El laberinto legal
Uno de los dogmas sobre los que descansa el denominado Estado de derecho podría considerarse en términos de que el estado tiene todo el derecho que quiera tener. Su enunciación es conocida por todos: La ignorancia de la ley no exime de su cumplimiento.
Para aclarar de qué estamos hablando hay que decir que no hay una sola ley. Tal vez nadie sepa cuántas hay de verdad. Si sumamos a las normativas europeas; las leyes del estado en sus muchas variedades (civiles, penales, fiscales, hipotecarias, etc.); los decretos-ley, las leyes orgánicas; las leyes que generan las comunidades autónomas; las normativas de los ayuntamientos; los reglamentos profesionales; las reformas de las leyes precedentes; las sentencias judiciales que crean jurisprudencia, etc., accedemos a tal cantidad de ellas que comprendemos de inmediato por qué no hay simples abogados que entiendan de leyes, sino que hay variadas especialidades y subespecialidades que, a quienes las ejercen les dan muchos quebraderos de cabeza y la necesidad imperiosa de ponerse al día continuamente.
Por otro lado, si pudiéramos examinar el conjunto legislativo al completo en un momento dado, bajo la óptica de un lógico o de un matemático que juzgara su congruencia interna, la compatibilidad o incompatibilidad existente entre ellas, etc., no tardaríamos demasiado en darnos cuenta de que esa tarea sería totalmente innovadora, aunque, seguramente imposible de efectuar. Además, su resultado sería asombroso, por su previsible o manifiesta incongruencia.
Otro asunto digno de examen sería el relativo a sus consecuencias: a cuántas personas se les llegan a aplicar cada una de ellas y con qué efectos, si justos o injustos.
Sería estupendo que las leyes tuvieran una eficacia preventiva en vez de ser aplicadas cuando alguna persona es cogida por sorpresa en algún incumplimiento de facto. Pero para poder serlo, las personas habrían de conocerlas al dedillo y tener una disposición favorable a cumplirlas. No obstante, ¿qué instancias del estado se dedican a la tarea de darlas a conocer?
Una de las responsabilidades de un estado de auténtico derecho, fundado en un ingente cuerpo legislativo, sería formar a sus súbditos en el conocimiento eficaz de toda su legislación. Además, si esa tarea se considera imposible de efectuar, como de hecho parece ser, al menos debería reducir el número y complejidad de sus leyes hasta hacer que el volumen de ellas fuera accesible a su conocimiento por todas las personas obligadas a cumplirlas.
A los actuales legisladores no parece costarles demasiado trabajo redactar leyes y más leyes, día a día, para lograr que cada acción humana quede sometida a una o más de ellas, pero parece darles pereza hacer lo contrario: ir revisando una a una e ir derogando, sintetizando, resumiendo y, en definitiva simplificando el camino de cualquier persona por este laberinto legal que, cada vez más, se asemeja a un campo de minas escondidas.

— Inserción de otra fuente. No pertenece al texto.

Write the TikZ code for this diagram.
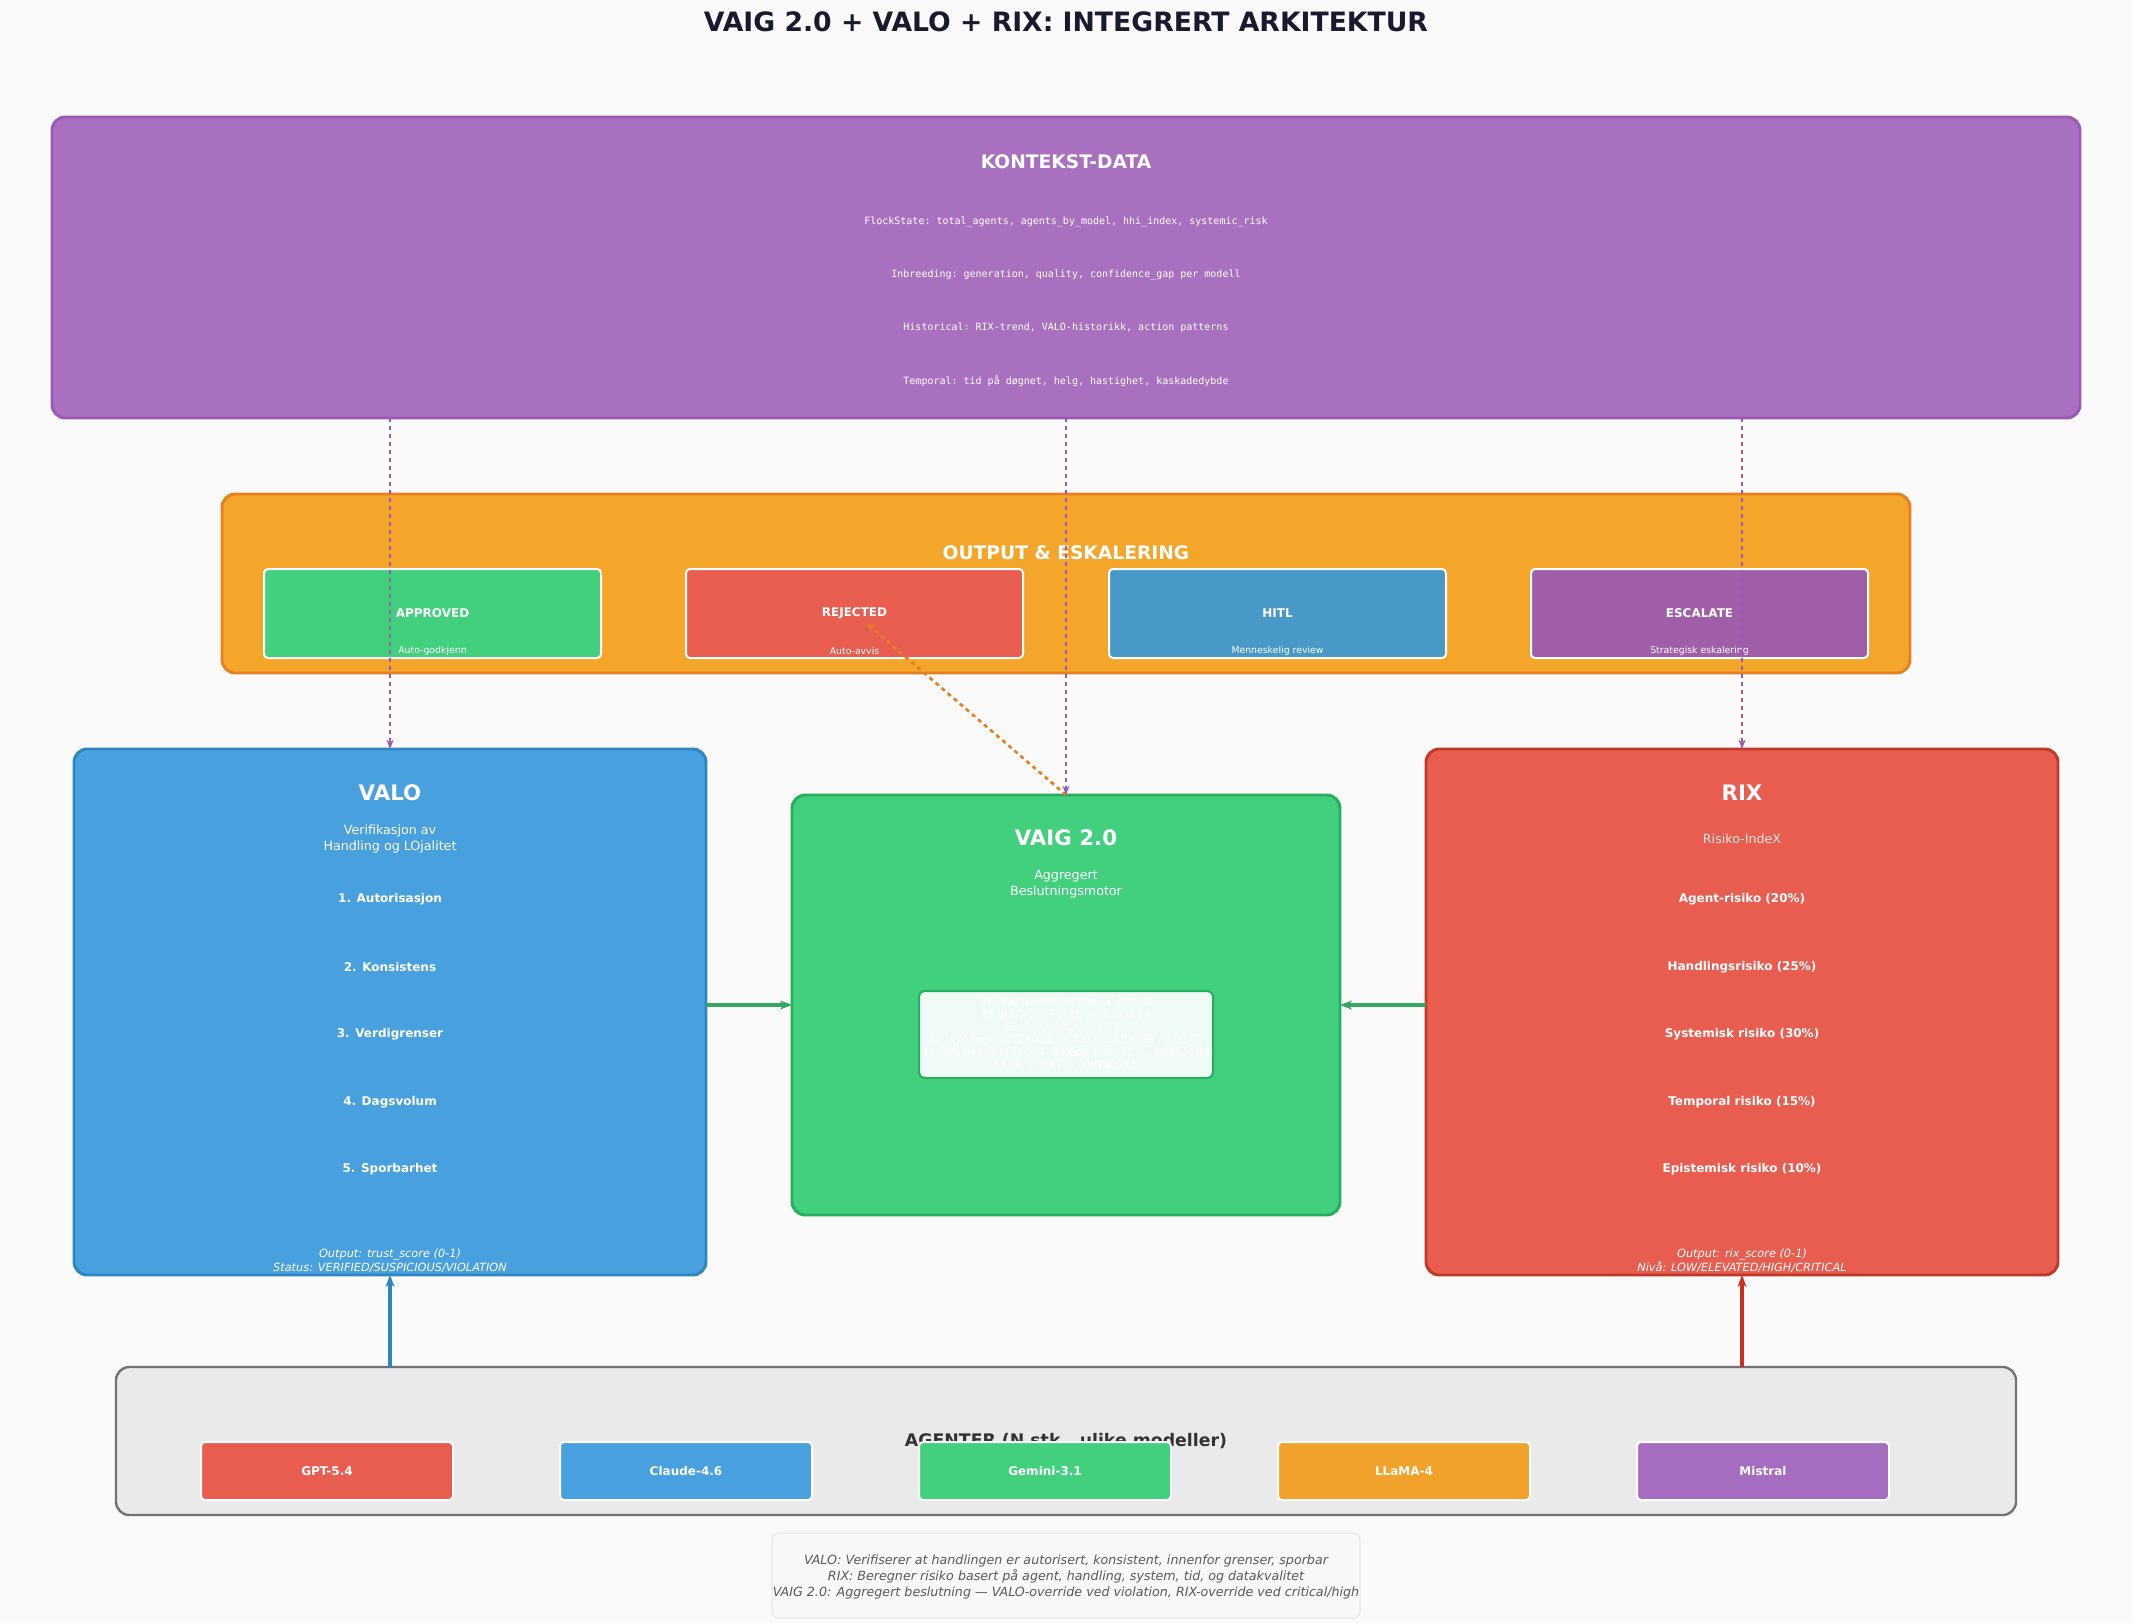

Solo entonces, el dogma de que ignorar las leyes no nos libra de la obligación de cumplirlas dejaría de ser un enunciado de una profunda irracionalidad.
Otro asunto que merece especial atención es la razón que pueda explicar este empeño en fabricar un cuerpo legislativo ingente e interminable, que gravita sobre la población a modo de una gran amenaza acerca de algo desconocido. Si se trata de generar incertidumbre en la población acerca de las posibles consecuencias legales de las propias acciones de cada cual, es obvio que lo van consiguiendo.
El problema es que la libertad de acción no coexiste nada bien con las minas enterradas en el camino.
Tema de actualidad este que tratas, ya que el número de leyes va en aumento conforme te acercas al momento actual.
Yo no he tenido la oportunidad de votar ninguna de las leyes que rigen en España, y que te dicen lo que puedes o no puedes hacer, con fuertes sanciones si no las cumples.
La legislación restringe, en mi opinión, cada vez más, nuestra libertad de acción.